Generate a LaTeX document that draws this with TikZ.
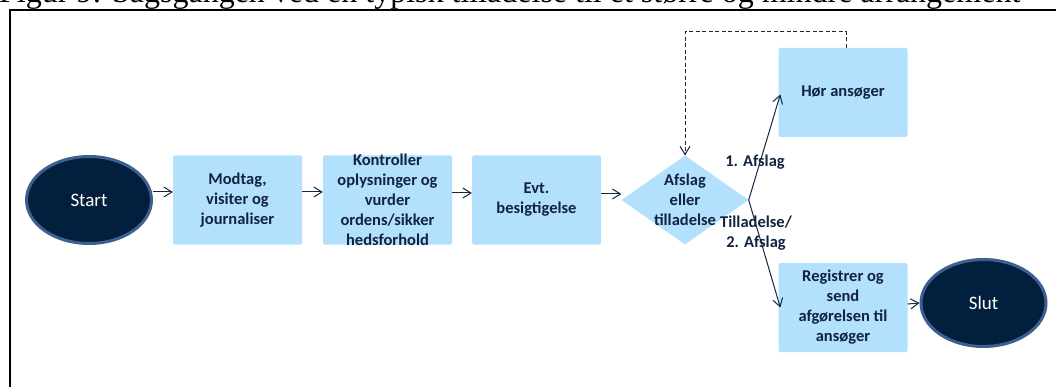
\documentclass[tikz,border=0pt]{standalone}
\usepackage{fontspec}
\setmainfont{Carlito}
\newfontfamily\titlefont{Liberation Serif}
\usetikzlibrary{shapes.geometric,arrows.meta,calc}
\definecolor{boxblue}{RGB}{179,224,252}
\definecolor{navy}{RGB}{16,36,64}
\definecolor{ovalfill}{RGB}{2,31,61}
\definecolor{ovalline}{RGB}{62,96,145}
\definecolor{linecol}{RGB}{20,38,66}
\begin{document}
\begin{tikzpicture}[x=1pt,y=-1pt,
 stepbox/.style={rectangle, rounded corners=2pt, fill=boxblue, minimum width=129pt, minimum height=89pt, inner sep=0pt, align=center, text=navy, font=\fontsize{16.5}{20}\selectfont\bfseries},
 oval/.style={ellipse, fill=ovalfill, draw=ovalline, line width=3pt, minimum width=125pt, minimum height=87pt, inner sep=0pt, text=white, font=\fontsize{19}{23}\selectfont},
 decision/.style={diamond, fill=boxblue, minimum width=127pt, minimum height=89pt, inner sep=0pt},
 boxtext/.style={align=center, text=navy, inner sep=0pt, font=\fontsize{16.5}{20}\selectfont\bfseries},
 arr/.style={draw=linecol, line width=1pt, -{Straight Barb[length=8pt,width=10pt]}},
 dasharr/.style={arr, dash pattern=on 4pt off 2.5pt},
 edgelabel/.style={text=navy, font=\fontsize{16.5}{20}\selectfont\bfseries, align=center, inner sep=0pt}
]
\useasboundingbox (0,0) rectangle (1056,387);
\fill[white] (0,0) rectangle (1056,387);

\node[anchor=base west, inner sep=0pt, font=\titlefont\fontsize{32}{36}\selectfont] (title) at (-1,2.5) {Figur 9: Sagsgangen ved en typisk tilladelse til et større og mindre arrangement};
\draw[line width=2pt] (10,387) -- (10,10) -- (1056,10);

\node[oval] (start) at (89,200) {Start};
\node[stepbox] (b1) at (237.5,200) {Modtag,\\visiter og\\journaliser};
\node[stepbox, label={[boxtext]center:Kontroller\\oplysninger og\\vurder\\ordens/sikker\\hedsforhold}] (b2) at (387.5,200) {};
\node[stepbox] (b3) at (536.5,200) {Evt.\\besigtigelse};
\node[decision, label={[boxtext]center:Afslag\\eller\\tilladelse}] (d) at (685,200) {};
\node[stepbox] (hor) at (843,92.5) {Hør ansøger};
\node[stepbox] (reg) at (843,307.5) {Registrer og\\send\\afgørelsen til\\ansøger};
\node[oval] (slut) at (983.5,303) {Slut};

\draw[arr] ([yshift=8pt]start.east) -- ([yshift=8pt]b1.west);
\draw[arr] ([yshift=8pt]b1.east) -- ([yshift=8pt]b2.west);
\draw[arr] ([yshift=7pt]b2.east) -- ([yshift=7pt]b3.west);
\draw[arr] ([yshift=6pt]b3.east) -- ([yshift=6pt]d.west);
\draw[arr] (d.east) -- ([xshift=2pt,yshift=-2pt]hor.west);
\draw[arr] (d.east) -- ([xshift=2pt]reg.west);
\draw[arr] ([yshift=3.5pt]reg.east) -- (slut.west);
\draw[dasharr] ([xshift=3pt]hor.north) -- ++(0pt,16pt) -| (d.north);

\node[edgelabel] (l1) at (755,162) {1. Afslag};
\node[edgelabel] (l2) at (756,233) {Tilladelse/\\2. Afslag};
\end{tikzpicture}
\end{document}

------

• [WRITTEN INSTRUCTION] Copy the listing exactly. Any image in it stays out of the copy.

• [CORRECT OUTPUT]
Generate a LaTeX document that draws this with TikZ.
\documentclass[tikz,border=0pt]{standalone}
\usepackage{fontspec}
\setmainfont{Carlito}
\newfontfamily\titlefont{Liberation Serif}
\usetikzlibrary{shapes.geometric,arrows.meta,calc}
\definecolor{boxblue}{RGB}{179,224,252}
\definecolor{navy}{RGB}{16,36,64}
\definecolor{ovalfill}{RGB}{2,31,61}
\definecolor{ovalline}{RGB}{62,96,145}
\definecolor{linecol}{RGB}{20,38,66}
\begin{document}
\begin{tikzpicture}[x=1pt,y=-1pt,
 stepbox/.style={rectangle, rounded corners=2pt, fill=boxblue, minimum width=129pt, minimum height=89pt, inner sep=0pt, align=center, text=navy, font=\fontsize{16.5}{20}\selectfont\bfseries},
 oval/.style={ellipse, fill=ovalfill, draw=ovalline, line width=3pt, minimum width=125pt, minimum height=87pt, inner sep=0pt, text=white, font=\fontsize{19}{23}\selectfont},
 decision/.style={diamond, fill=boxblue, minimum width=127pt, minimum height=89pt, inner sep=0pt},
 boxtext/.style={align=center, text=navy, inner sep=0pt, font=\fontsize{16.5}{20}\selectfont\bfseries},
 arr/.style={draw=linecol, line width=1pt, -{Straight Barb[length=8pt,width=10pt]}},
 dasharr/.style={arr, dash pattern=on 4pt off 2.5pt},
 edgelabel/.style={text=navy, font=\fontsize{16.5}{20}\selectfont\bfseries, align=center, inner sep=0pt}
]
\useasboundingbox (0,0) rectangle (1056,387);
\fill[white] (0,0) rectangle (1056,387);

\node[anchor=base west, inner sep=0pt, font=\titlefont\fontsize{32}{36}\selectfont] (title) at (-1,2.5) {Figur 9: Sagsgangen ved en typisk tilladelse til et større og mindre arrangement};
\draw[line width=2pt] (10,387) -- (10,10) -- (1056,10);

\node[oval] (start) at (89,200) {Start};
\node[stepbox] (b1) at (237.5,200) {Modtag,\\visiter og\\journaliser};
\node[stepbox, label={[boxtext]center:Kontroller\\oplysninger og\\vurder\\ordens/sikker\\hedsforhold}] (b2) at (387.5,200) {};
\node[stepbox] (b3) at (536.5,200) {Evt.\\besigtigelse};
\node[decision, label={[boxtext]center:Afslag\\eller\\tilladelse}] (d) at (685,200) {};
\node[stepbox] (hor) at (843,92.5) {Hør ansøger};
\node[stepbox] (reg) at (843,307.5) {Registrer og\\send\\afgørelsen til\\ansøger};
\node[oval] (slut) at (983.5,303) {Slut};

\draw[arr] ([yshift=8pt]start.east) -- ([yshift=8pt]b1.west);
\draw[arr] ([yshift=8pt]b1.east) -- ([yshift=8pt]b2.west);
\draw[arr] ([yshift=7pt]b2.east) -- ([yshift=7pt]b3.west);
\draw[arr] ([yshift=6pt]b3.east) -- ([yshift=6pt]d.west);
\draw[arr] (d.east) -- ([xshift=2pt,yshift=-2pt]hor.west);
\draw[arr] (d.east) -- ([xshift=2pt]reg.west);
\draw[arr] ([yshift=3.5pt]reg.east) -- (slut.west);
\draw[dasharr] ([xshift=3pt]hor.north) -- ++(0pt,16pt) -| (d.north);

\node[edgelabel] (l1) at (755,162) {1. Afslag};
\node[edgelabel] (l2) at (756,233) {Tilladelse/\\2. Afslag};
\end{tikzpicture}
\end{document}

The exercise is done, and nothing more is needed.